Study shines light on pervasiveness of unsafely stored opioids in homes with children

Nearly 70 percent of prescription opioid medications kept in homes with children are not stored safely, a new study by researchers at the Johns Hopkins Bloomberg School of Public Health finds.

In a national survey of 681 adults who used opioid pain relievers in the past year and had children ages 17 and younger living with them, only 31 percent reported safely storing them away from their children. Among those homes with children seven to 17 years old, just 12 percent reported safe storage.

The researchers defined safe storage as keeping the medication in a locked or latched place for homes with younger children and a locked place for homes with older children.

The findings appear in the March edition of the journal Pediatrics.

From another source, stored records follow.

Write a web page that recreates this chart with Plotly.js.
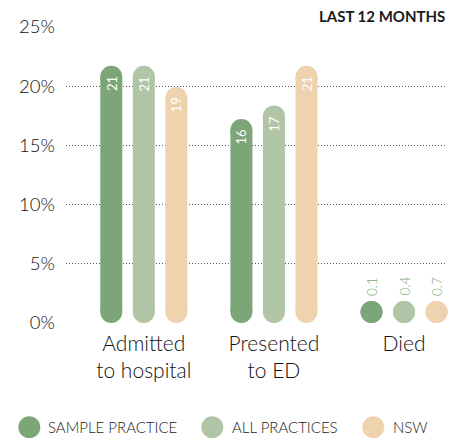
<!DOCTYPE html>
<html><head><meta charset="utf-8">
<script src="https://cdn.plot.ly/plotly-3.0.1.min.js"></script>
<style>html,body{margin:0;padding:0;background:#fff}</style>
</head><body><div id="chart" style="width:460px;height:438px"></div>
<script>
// ---- data ----
const categories = ['Admitted<br>to hospital', 'Presented<br>to ED', 'Died'];
const seriesNames = ['SAMPLE PRACTICE', 'ALL PRACTICES', 'NSW'];
const samplePractice = [20.8, 16.3, 0.1];
const allPractices = [20.8, 17.45, 0.4];
const nsw = [19.0, 20.8, 0.7];
const yTickVals = [0, 5, 10, 15, 20, 25];
const yTickText = ['0%', '5%', '10%', '15%', '20%', '25%'];
const periodLabel = 'LAST 12 MONTHS';

// ---- style ----
const colors = ['#7ca678', '#afc5a6', '#eed3ae'];
const W = 460, H = 438, M = {l: 66, r: 13, t: 27, b: 115};
const yMax = 25;
const plotW = W - M.l - M.r, plotH = H - M.t - M.b;
const pxPerUnit = plotH / yMax;
const barPx = 22;
const capR = (barPx / 2) / pxPerUnit;
const offsets = [-0.25, 0, 0.25];
const series = [samplePractice, allPractices, nsw];

const traces = series.map((vals, s) => {
  const x = [], y = [];
  vals.forEach((v, i) => {
    const top = Math.max(v, capR);
    x.push(i + offsets[s], i + offsets[s], null);
    y.push(capR, top, null);
  });
  return {
    type: 'scatter', mode: 'lines+markers', x: x, y: y, name: seriesNames[s],
    line: {color: colors[s], width: barPx},
    marker: {color: colors[s], size: barPx, line: {width: 0}},
    connectgaps: false, hoverinfo: 'skip', showlegend: false, cliponaxis: false
  };
});

const annotations = [];
series.forEach((vals, s) => vals.forEach((v, i) => {
  const top = Math.max(v, capR);
  const label = v >= 1 ? String(Math.round(v)) : v.toFixed(1);
  const inside = (v + capR) * pxPerUnit > 40;
  if (inside) {
    annotations.push({x: i + offsets[s], y: top, xref: 'x', yref: 'y', text: label,
      textangle: -90, yanchor: 'top', xanchor: 'center', yshift: 2.5, showarrow: false,
      font: {color: '#ffffff', size: 13, weight: 400}});
  } else {
    annotations.push({x: i + offsets[s], y: top, xref: 'x', yref: 'y', text: label,
      textangle: -90, yanchor: 'bottom', xanchor: 'center', yshift: barPx / 2 + 3, showarrow: false,
      font: {color: colors[0], size: 13.5, weight: 300}});
  }
}));

annotations.push({xref: 'paper', yref: 'paper', x: 1, y: (H - M.b - 15.5) / plotH,
  xanchor: 'right', yanchor: 'middle', text: '<b>' + periodLabel + '</b>', showarrow: false,
  font: {size: 15, color: '#1a1a1a'}});

// custom legend
const legendCircleX = [29.3, 212.3, 373.3];
const legendTextX = [46, 230, 391];
const legendY = 427.3;
const shapes = [];
seriesNames.forEach((n, s) => {
  shapes.push({type: 'circle', xref: 'paper', yref: 'paper', xsizemode: 'pixel', ysizemode: 'pixel',
    xanchor: (legendCircleX[s] - M.l) / plotW, yanchor: (H - M.b - legendY) / plotH,
    x0: -11, x1: 11, y0: -11, y1: 11, fillcolor: colors[s], line: {width: 0}});
  annotations.push({xref: 'paper', yref: 'paper', x: (legendTextX[s] - M.l) / plotW,
    y: (H - M.b - legendY) / plotH, xanchor: 'left', yanchor: 'middle', text: n, showarrow: false,
    font: {size: 15, color: '#222', weight: 300}});
});

const layout = {
  width: W, height: H, margin: M, paper_bgcolor: '#fff', plot_bgcolor: '#fff',
  font: {family: 'Lato, sans-serif', color: '#111'},
  showlegend: false,
  xaxis: {range: [-0.598, 2.33], tickvals: [0, 1, 2], ticktext: categories, showgrid: false,
    zeroline: false, showline: false, ticks: '', tickfont: {size: 21, color: '#111', weight: 300},
    ticklabelstandoff: 6, fixedrange: true},
  yaxis: {range: [0, yMax], tickvals: yTickVals, ticktext: yTickText, showgrid: true,
    gridcolor: '#555', griddash: '1px,2px', gridwidth: 1, zeroline: false, showline: false,
    ticks: '', tickfont: {size: 18.5, color: '#111', weight: 300}, ticklabelstandoff: 10, fixedrange: true},
  shapes: shapes, annotations: annotations
};

Plotly.newPlot('chart', traces, layout, {displayModeBar: false, staticPlot: true});
</script>
</body></html>
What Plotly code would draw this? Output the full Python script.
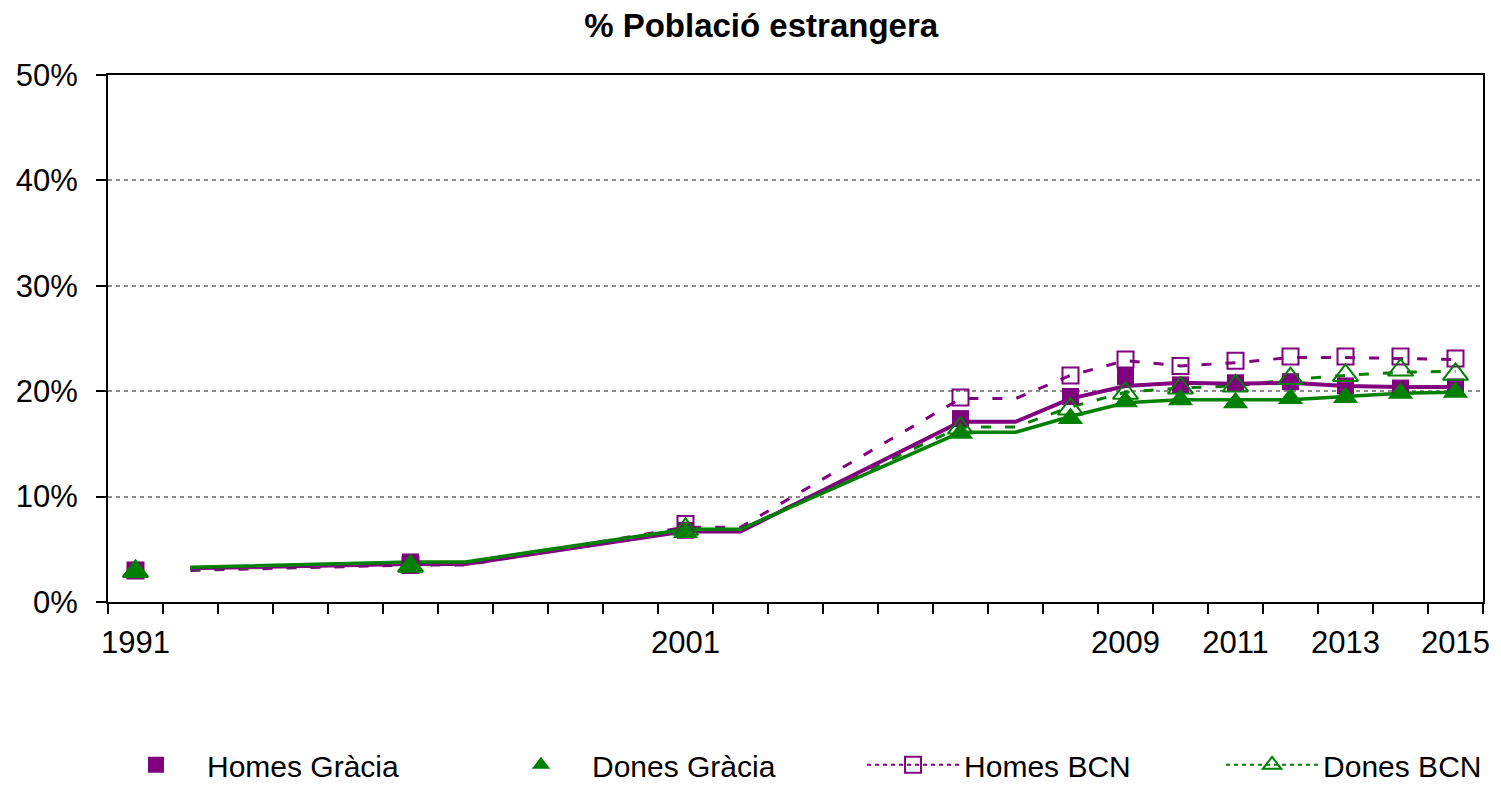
import plotly.graph_objects as go

# ---- data (percent) ----
marker_years = [1991, 1996, 2001, 2006, 2008, 2009, 2010, 2011, 2012, 2013, 2014, 2015]
homes_gracia = [3.0, 3.8, 6.8, 17.4, 19.5, 21.4, 20.6, 20.8, 20.9, 20.5, 20.3, 20.4]
dones_gracia = [2.9, 3.4, 6.6, 16.0, 17.4, 19.0, 19.2, 18.9, 19.3, 19.4, 19.8, 19.9]
homes_bcn = [3.0, 3.5, 7.4, 19.4, 21.5, 23.0, 22.4, 22.9, 23.3, 23.3, 23.3, 23.1]
dones_bcn = [2.9, 3.4, 6.9, 16.5, 18.3, 19.8, 20.3, 20.5, 21.2, 21.5, 22.0, 21.6]

line_years = [1992, 1996, 1997, 2001, 2002, 2006, 2007, 2008, 2009, 2010, 2011, 2012, 2013, 2014, 2015]
homes_gracia_line = [3.2, 3.6, 3.6, 6.7, 6.7, 17.1, 17.1, 19.3, 20.5, 20.8, 20.7, 20.8, 20.5, 20.4, 20.4]
dones_gracia_line = [3.3, 3.8, 3.8, 6.9, 6.9, 16.1, 16.1, 17.6, 18.9, 19.2, 19.2, 19.2, 19.5, 19.8, 19.9]
homes_bcn_line = [3.0, 3.5, 3.5, 7.1, 7.1, 19.3, 19.3, 21.5, 22.9, 22.4, 22.7, 23.2, 23.2, 23.1, 23.0]
dones_bcn_line = [3.1, 3.6, 3.6, 6.9, 6.9, 16.6, 16.6, 18.5, 19.9, 20.3, 20.5, 21.1, 21.5, 21.8, 21.9]

tick_years = [1991, 2001, 2009, 2011, 2013, 2015]
y_ticks = [0, 10, 20, 30, 40, 50]

PURPLE = "#800080"
GREEN = "#008000"

fig = go.Figure()

# lines (no legend)
fig.add_trace(go.Scatter(x=line_years, y=homes_bcn_line, mode="lines", showlegend=False,
                         line=dict(color=PURPLE, width=3, dash="10px,14px")))
fig.add_trace(go.Scatter(x=line_years, y=dones_bcn_line, mode="lines", showlegend=False,
                         line=dict(color=GREEN, width=3, dash="10px,14px")))
fig.add_trace(go.Scatter(x=line_years, y=homes_gracia_line, mode="lines", showlegend=False,
                         line=dict(color=PURPLE, width=4)))
fig.add_trace(go.Scatter(x=line_years, y=dones_gracia_line, mode="lines", showlegend=False,
                         line=dict(color=GREEN, width=3.5)))

# markers
fig.add_trace(go.Scatter(x=marker_years, y=homes_bcn, mode="markers", showlegend=False,
                         marker=dict(symbol="square-open", size=16, color=PURPLE,
                                     line=dict(color=PURPLE, width=2))))
fig.add_trace(go.Scatter(x=marker_years, y=homes_gracia, mode="markers", name="Homes Gràcia",
                         legend="legend",
                         marker=dict(symbol="square", size=17, color=PURPLE)))
fig.add_trace(go.Scatter(x=marker_years, y=dones_gracia, mode="markers", name="Dones Gràcia",
                         legend="legend2",
                         marker=dict(symbol="triangle-up", size=22, color=GREEN)))
fig.add_trace(go.Scatter(x=marker_years, y=dones_bcn, mode="markers", showlegend=False,
                         marker=dict(symbol="triangle-up-open", size=22, color=GREEN,
                                     line=dict(color=GREEN, width=2))))

# legend entries for BCN series
fig.add_trace(go.Scatter(x=[None], y=[None], mode="lines+markers", name="Homes BCN",
                         legend="legend3",
                         line=dict(color=PURPLE, width=2, dash="4px,4px"),
                         marker=dict(symbol="square-open", size=16, color=PURPLE,
                                     line=dict(color=PURPLE, width=2))))
fig.add_trace(go.Scatter(x=[None], y=[None], mode="lines+markers", name="Dones BCN",
                         legend="legend4",
                         line=dict(color=GREEN, width=2, dash="4px,4px"),
                         marker=dict(symbol="triangle-up-open", size=22, color=GREEN,
                                     line=dict(color=GREEN, width=2))))

leg_common = dict(orientation="h", xanchor="left", y=-0.309, yanchor="middle",
                  itemwidth=92, font=dict(size=30), bgcolor="rgba(0,0,0,0)")

# the page body adds an 8px offset, so the figure is 8px smaller and shifted
fig.update_layout(
    width=1493, height=781,
    margin=dict(l=100, r=18, t=67, b=187, autoexpand=False),
    plot_bgcolor="white", paper_bgcolor="white",
    font=dict(family="Liberation Sans, Arial, sans-serif", size=31, color="black"),
    title=dict(text="<b>% Població estrangera</b>", x=0.475, xref="paper", xanchor="center",
               y=0.978, yref="container", yanchor="middle",
               font=dict(size=33, color="black")),
    showlegend=True,
    legend=dict(x=-0.0022, **leg_common),
    legend2=dict(x=0.2778, **leg_common),
    legend3=dict(x=0.5484, **leg_common),
    legend4=dict(x=0.8095, **leg_common),
)

fig.update_xaxes(
    range=[1990.5, 2015.5], tickvals=tick_years, ticktext=[str(y) for y in tick_years],
    ticks="", showgrid=False, zeroline=False, automargin=False,
    showline=True, linecolor="black", linewidth=2, mirror=True,
    ticklabelstandoff=12,
    minor=dict(ticks="outside", ticklen=10, tickwidth=2, tickcolor="black",
               tick0=1990.5, dtick=1, showgrid=False),
)
fig.update_yaxes(
    range=[0, 50], tickvals=y_ticks, ticktext=[f"{v}%" for v in y_ticks],
    ticks="outside", ticklen=10, tickwidth=2, tickcolor="black",
    showgrid=True, gridcolor="#8c8c8c", griddash="4px,4px", gridwidth=1.5,
    zeroline=False, showline=True, linecolor="black", linewidth=2, mirror=True,
    ticklabelstandoff=12, automargin=False,
)

fig.write_html("out.html")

"Our work shines a light on the pervasiveness of unsafely stored opioids in American homes with children," says study lead author Eileen McDonald, MS, faculty with the Johns Hopkins Center for Injury Research and Policy. "Unsafely stored opioids can contribute to accidental ingestions among younger children and pilfering by older children, especially high school students. We know that teens who use these drugs recreationally frequently get them from homes where they are easily accessible, increasing their risk for addiction and overdose."

Overdose fatalities almost doubled among those 17 and younger between 1999 and 2015. In the last five years, more than 600,000 children of the same age were treated in U.S. emergency departments for all types of poisoning. The 2014 National Survey on Drug Use and Health identified opioids as the second most common illicit drug-use category among 12- to 17-year-olds after marijuana.

The study also explored attitudes thought to be linked to medication storage habits. Nearly three-quarters, or 73 percent, agreed that children can overdose on opioids more easily than adults. Yet the survey found that just 13 percent of respondents "worry" about their children accessing their opioid medications, with parents of older children reporting that they were significantly less likely to worry about children accessing medication than parents of younger children.

The researchers say the findings support the need to not only educate families about the importance of storing pills safely but also to develop new technology, such as 'smart' packaging that only allows the prescribed person to open the bottle, to prevent older children from accessing the pills.

"Unfortunately, the current child-resistant packaging that was transformative in reducing medication poisoning in young children will not keep older children and teens safe," says Andrea Gielen, ScD, ScM, study senior author and director of the Johns Hopkins Center for Injury Research and Policy. "We need new packaging, such as tamper-resistant, personalized pill dispensers, to make it easier for parents to keep these potentially dangerous medications inaccessible to older children. In the meantime, parents should keep their medications locked away and dispose of any leftover pills promptly and safely."

"Our findings should encourage pediatricians to ask patients about the presence of opioids in the home," McDonald says. "This paper also demonstrates the need to educate parents and children about opioid-related risks and how easily kids can access opioids that aren't under lock and key."

For their study, the researchers drew from a nationally representative GfK Group KnowledgePanel sample of nearly 5,000 adults to identify people who had used prescription opioids in the past year and lived in a home with children. The online survey was administered between Feb. 24 and March 16, 2015.